As a preacher’s son wandering my own early paths of unknowing, I could only wonder about the non-sense of a story that was referred to as the “Passion” for some strange reason. So the innocent, good and righteous sacrificial savior suffers a horrific death so we wouldn’t have to do so ourselves?  Still makes no sense. Never did, never will.

The carved wooden crucifix that hung on the wall of my father’s study where he would write his sermons was far more illustrative to me than any orthodox doctrine he would subsequently pound out from the pulpit. With eyes transfixed on the woodworkers craft, I was always fascinated by that twisted torso, the pegged feet, the outstretched arms, and the head hung in utter subjugation with a spiked crown of thorns that inexorably expresses the human capacity we all have for cruelty and human violence.

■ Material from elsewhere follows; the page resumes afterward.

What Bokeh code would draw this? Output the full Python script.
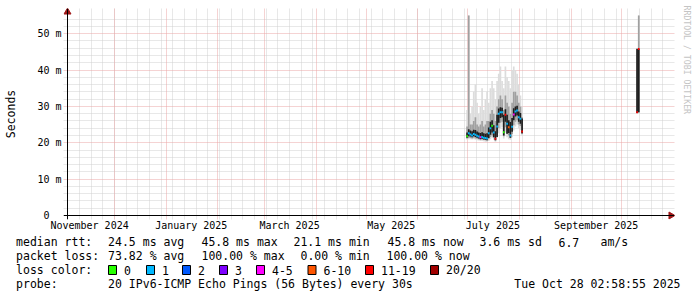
import math
import pandas as pd
from bokeh.plotting import figure
from bokeh.models import (ColumnDataSource, Range1d, FixedTicker, Grid, Span,
                          LinearAxis)
from bokeh.layouts import column
from bokeh.core.properties import value
from bokeh.embed import file_html
from bokeh.resources import INLINE

MONO = "DejaVu Sans Mono"

# ---------------- data (one consolidated step per day) ----------------
step_days = list(pd.date_range("2025-06-30", "2025-08-02", freq="D")) + \
    [pd.Timestamp("2025-10-10"), pd.Timestamp("2025-10-11")]
median_ms = [21.8, 22.6, 22.3, 22.0, 22.4, 22.2, 21.9, 21.7, 21.5, 21.6,
             21.4, 21.3, 21.2, 22.6, 24.0, 24.7, 22.8, 21.1, 24.5, 28.0,
             28.4, 28.4, 22.9, 27.7, 25.2, 24.3, 22.0, 24.4, 27.8, 28.6,
             28.9, 27.0, 26.6, 23.1, 28.4, 45.8]
loss_bin = [0, 1, 1, 1, 1, 1, 1, 1, 4, 1,
            1, 1, 1, 1, 1, 0, 1, 6, 1, 1,
            1, 1, 0, 6, 1, 5, 1, 1, 4, 1,
            1, 1, 1, 6, 6, 6]
ping_min = [20.9, 21.0, 21.0, 20.9, 21.0, 20.8, 20.7, 20.6, 20.5, 20.5,
            20.4, 20.3, 20.2, 20.5, 21.0, 21.4, 20.8, 20.3, 21.4, 22.6,
            24.0, 24.3, 21.2, 22.8, 21.5, 21.0, 20.8, 21.5, 23.4, 24.5,
            25.0, 24.0, 23.5, 22.0, 28.0, 28.2]
ping_max = [29, 55, 28, 30, 34, 36, 31, 28, 30, 35,
            29, 32, 34, 31, 35, 37, 35, 32, 37, 39,
            41, 37, 35, 41, 38, 37, 35, 40, 41, 40,
            39, 36, 33, 30, 46, 55]
q_lo = [21.2, 21.3, 21.3, 21.2, 21.4, 21.2, 21.1, 21.0, 20.9, 20.9,
        20.8, 20.7, 20.6, 21.0, 21.6, 22.0, 21.3, 20.6, 22.0, 24.0,
        25.5, 25.8, 21.8, 24.3, 22.5, 22.0, 21.3, 22.4, 24.8, 25.8,
        26.2, 25.0, 24.6, 22.4, 28.2, 28.3]
q_hi = [24.5, 55, 25, 25, 26, 27, 25, 24.5, 25, 26,
        24.5, 25, 26, 26, 28, 29, 28, 26, 30, 32,
        33, 32, 29, 33, 31, 30, 28, 31, 34, 34,
        33, 31, 30, 27, 46, 55]
core_lo = [21.4, 21.8, 21.7, 21.5, 21.8, 21.6, 21.4, 21.2, 21.0, 21.1,
           20.9, 20.8, 20.7, 21.3, 22.2, 22.8, 21.6, 20.7, 21.6, 25.5,
           26.8, 27.0, 22.0, 25.8, 22.5, 22.7, 21.4, 23.0, 26.2, 27.2,
           27.5, 25.8, 25.2, 22.6, 28.2, 28.4]
core_hi = [22.8, 23.7, 23.4, 23.2, 23.6, 23.5, 23.1, 22.8, 22.7, 22.9,
           22.6, 22.5, 22.6, 24.2, 25.8, 26.2, 24.8, 23.2, 27.7, 29.4,
           29.8, 29.6, 27.7, 29.2, 27.7, 26.2, 25.7, 26.8, 29.5, 30.0,
           30.2, 28.6, 28.2, 26.7, 45.8, 45.8]

loss_labels = ["0", "1", "2", "3", "4-5", "6-10", "11-19", "20/20"]
loss_colors = ["#26ff00", "#00b8ff", "#0059ff", "#7e00ff", "#ff00ff",
               "#ff5500", "#ff0000", "#a10000"]

month_label_dates = ["2024-11-16", "2025-01-16", "2025-03-16",
                     "2025-05-16", "2025-07-16", "2025-09-16"]
month_labels = ["November 2024", "January 2025", "March 2025",
                "May 2025", "July 2025", "September 2025"]
y_ticks = [0, 10, 20, 30, 40, 50]
y_labels = ["0\u00a0\u00a0", "10 m", "20 m", "30 m", "40 m", "50 m"]

median_stats = ["24.5 ms avg", "45.8 ms max", "21.1 ms min", "45.8 ms now",
                "3.6 ms sd", "6.7", "am/s"]
loss_stats = ["73.82 % avg", "100.00 % max", "0.00 % min", "100.00 % now"]
probe_text = "20 IPv6-ICMP Echo Pings (56 Bytes) every 30s"
stamp_text = "Tue Oct 28 02:58:55 2025"
watermark = "RRDTOOL / TOBI OETIKER"

# ---------------- helpers / geometry ----------------
def ms(t):
    return float(pd.Timestamp(t).value // 10**6)

DAY = 86400000.0
t0 = ms("2024-11-02 18:00")          # start of graph (y axis position)
t1 = ms("2025-10-28 18:00")          # end of graph
PX_T = (t1 - t0) / 600.0              # time per pixel
PX_Y = 55.0 / 200.0                   # ms per pixel
PAD_L, PAD_R, PAD_B, PAD_T = 4, 7, 4, 7

OUTER, MID, CORE = "#dcdcdc", "#a0a0a0", "#1e1e1e"
MINOR, MAJOR = "#d0d0d0", "#eba6a6"
ARROW = "#a01818"

src = ColumnDataSource(dict(
    x=[ms(d) + DAY / 2 for d in step_days],
    med=median_ms, pmin=ping_min, pmax=ping_max, qlo=q_lo, qhi=q_hi,
    clo=core_lo, chi=core_hi,
    color=[loss_colors[b] for b in loss_bin],
))

p = figure(frame_width=600 + PAD_L + PAD_R, frame_height=200 + PAD_B + PAD_T,
           x_axis_type="datetime",
           x_range=Range1d(t0 - PAD_L * PX_T, t1 + PAD_R * PX_T),
           y_range=Range1d(-PAD_B * PX_Y, 55 + PAD_T * PX_Y),
           toolbar_location=None, output_backend="svg",
           min_border_left=63, min_border_right=23, min_border_top=8,
           min_border_bottom=16, background_fill_color="white",
           border_fill_color="white", outline_line_color=None)
p.frame_align = False
p.xgrid.grid_line_color = None
p.ygrid.grid_line_color = None

# grids
week_ticks = [ms(t) for t in pd.date_range("2024-11-03", "2025-10-26", freq="7D")]
month_ticks = [ms(t) for t in pd.date_range("2024-12-01", "2025-10-01", freq="MS")]
y_minor = [v for v in range(2, 56, 2) if v % 10]
y_major = [10, 20, 30, 40, 50]
for dim, ticks, col in [(1, y_minor, MINOR), (0, week_ticks, MINOR),
                        (1, y_major, MAJOR), (0, month_ticks, MAJOR)]:
    p.add_layout(Grid(dimension=dim, ticker=FixedTicker(ticks=ticks),
                      grid_line_color=col, grid_line_dash="1 1",
                      grid_line_width=1))

# smoke and median
p.vbar(x="x", width=DAY, bottom="pmin", top="pmax", fill_color=OUTER,
       line_color=None, source=src)
p.vbar(x="x", width=DAY, bottom="qlo", top="qhi", fill_color=MID,
       line_color=None, source=src)
p.vbar(x="x", width=DAY, bottom="clo", top="chi", fill_color=CORE,
       line_color=None, source=src)
p.rect(x="x", y="med", width=DAY, height=2, height_units="screen",
       fill_color="color", line_color=None, source=src)

# axis lines with arrows
p.add_layout(Span(location=t0, dimension="height", line_color="black",
                  line_width=1))
p.add_layout(Span(location=0, dimension="width", line_color="black",
                  line_width=1))
p.scatter(x=[t0], y=[55 + 3.5 * PX_Y], marker="triangle", size=7,
          fill_color=ARROW, line_color=ARROW)
p.scatter(x=[t1 + 3.5 * PX_T], y=[0], marker="triangle", size=7,
          angle=-math.pi / 2, fill_color=ARROW, line_color=ARROW)

# axes
label_ticks = [ms(d) for d in month_label_dates]
xa = p.xaxis[0]
xa.ticker = FixedTicker(ticks=label_ticks, minor_ticks=[])
xa.major_label_overrides = {t: s for t, s in zip(label_ticks, month_labels)}
xa.major_tick_in = 0
xa.major_tick_out = 0
xa.minor_tick_line_color = None
xa.major_tick_line_color = None
xa.major_label_standoff = 0
xa.major_label_text_font = MONO
xa.major_label_text_font_size = "10px"
xa.major_label_text_color = "black"
xa.axis_line_color = None

ya = p.yaxis[0]
ya.ticker = FixedTicker(ticks=y_ticks, minor_ticks=[])
ya.major_label_overrides = {t: s for t, s in zip(y_ticks, y_labels)}
ya.major_tick_in = 0
ya.major_tick_out = 0
ya.major_tick_line_color = None
ya.minor_tick_line_color = None
ya.major_label_standoff = 2
ya.major_label_text_font = MONO
ya.major_label_text_font_size = "10px"
ya.major_label_text_color = "black"
ya.axis_line_color = None
ya.axis_label = "Seconds"
ya.axis_label_text_font = MONO
ya.axis_label_text_font_size = "11.5px"
ya.axis_label_text_font_style = "normal"
ya.axis_label_text_color = "black"
ya.axis_label_standoff = 16

# watermark as a bare right-hand axis title
wa = LinearAxis(ticker=FixedTicker(ticks=[]), axis_line_color=None,
                major_tick_line_color=None, minor_tick_line_color=None,
                major_tick_in=0, major_tick_out=0, minor_tick_in=0,
                minor_tick_out=0, major_label_standoff=0,
                axis_label=watermark + "\u00a0" * 22,
                axis_label_text_font=MONO, axis_label_text_font_size="8.2px",
                axis_label_text_font_style="normal",
                axis_label_text_color="#c4c4c4", axis_label_standoff=7)
p.add_layout(wa, "right")

# ---------------- legend block ----------------
lg = figure(frame_width=697, frame_height=62, x_range=Range1d(0, 697),
            y_range=Range1d(62, 0), toolbar_location=None, output_backend="svg",
            x_axis_location=None, y_axis_location=None, min_border=0,
            outline_line_color=None, background_fill_color="white",
            border_fill_color="white")
lg.frame_align = False
lg.xgrid.visible = False
lg.ygrid.visible = False

rows_y = [6.5, 20.5, 34.5, 48.5]
tx, ty, tt = [], [], []
def put(x, y, s):
    tx.append(x); ty.append(y); tt.append(s)

put(15.6, rows_y[0], "median rtt:")
for x, s in zip([107.6, 201, 293, 387, 479, 558, 600], median_stats):
    put(x, rows_y[0], s)
put(15.6, rows_y[1], "packet loss:")
for x, s in zip([107.6, 201, 300, 386], loss_stats):
    put(x, rows_y[1], s)
put(15.6, rows_y[2], "loss color:")
box_left = [108, 146, 182, 219, 256, 307.5, 365, 430]
for x, s in zip(box_left, loss_labels):
    put(x + 15.5, rows_y[2], s)
put(15.6, rows_y[3], "probe:")
put(107.6, rows_y[3], probe_text)

lg.text(x=tx, y=ty, text=tt, text_font=value(MONO), text_font_size="11.5px",
        text_baseline="middle", text_align="left", text_color="black")
lg.text(x=[680], y=[rows_y[3]], text=[stamp_text], text_font=value(MONO),
        text_font_size="11.5px", text_baseline="middle", text_align="right",
        text_color="black")
lg.rect(x=[b + 4 for b in box_left], y=[rows_y[2]] * len(box_left), width=8,
        height=9, fill_color=loss_colors, line_color="black", line_width=1)

layout = column(p, lg, spacing=0)
open("out.html", "w").write(file_html(layout, INLINE))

In contrast, I have always found most objectionable the most common depictions of the crucifixion in two millennia of artwork where a thorny crown gets replaced with a golden halo, and the bloody and tattered loincloth is replaced with the royal robes one would be more likely to see worn by those earthly monarchs and pompous clerics Jesus was so apt to criticize.

If Jesus died for anything, he laid down his life like most social prophets and martyrs as a complete and utter refutation and relinquishment of any such vestiges of earthly kingdoms. Whatever the subsequent followers of the donkey king would retrospectively make of him, he was regarded by the powers that be as nothing more than a nuisance. As more than one biblical scholar has pointed out, the real significance of Jesus’ crucifixion lay in the fact that anyone subsequently noticed and cared about the execution of a nobody.  But it is the way of a nobody, not a somebody, that has so often altered the way of an otherwise weary world.

Recently the secular media has been enthralled with the resignation of a papal prince and the election of his replacement. Live coverage breathlessly covered every moment of the transition of papal power; from Benedict’s departure, to the “smoke cam” vigil, to emergence and debut of Pope Francis.

While press and pundits speculated on how this mega-corporation might deal differently now with its administrative nightmares like alleged financial corruption and mishandled abuse cases, celibacy and the role of women in an institution more akin to the Middle Ages, little attention has been given to any discussion of the arcane doctrines which even many of the church’s members no longer follow or believe; let alone the gospel premise upon which the institution would presume to claim any legitimate right to exist in the first place.

Much has been made of Pope Francis’ re-emphasis on the church’s mission to the poor; while naysayers undertaking their own post-election vetting process of the Holy Father have resurrected decades-old allegations that Jorge Bergoglio, now Pope Francis I, once cooperated – if not collaborated — with Argentina’s brutal military dictatorship; when many priests sympathetic to those who opposed the regime’s treatment of dissidents were regarded as no more than a nuisance. They were allegedly identified by the church hierarchy, arrested, imprisoned, tortured and even killed.  Time and again throughout human history, it seems, we see the Passion play reenacted; only to have the names and places change, but the actors are seldom out of character.

At the same time, simple gestures and symbols matter.  The introduction of Francis to a watching world at the very least suggests a rebranded image of a peasant Pope. It has been said the fisherman’s ring on his finger is gold-plated this time; whereas his immediate predecessor’s was solid gold.  Still, such a choice was hardly ever a dilemma for the Galilean peasant sage; let alone those first followers who struggled to make sense of Jesus’ words, his deeds and early demise.

Over my morning coffee last month I happened to catch the live coverage of the former Pontiff’s departure from the public eye. The television cameras followed every small step the old man would take, as he emerged from his impressive Vatican residence, impeccably adorned in his pure white cassock.  He would walk past dozens of members of his household staff who would bow and curtsy, to a polished black limousine, adorned with a shiny silver papal seal on the door, and two flags posted on the front bumper like any other head of state.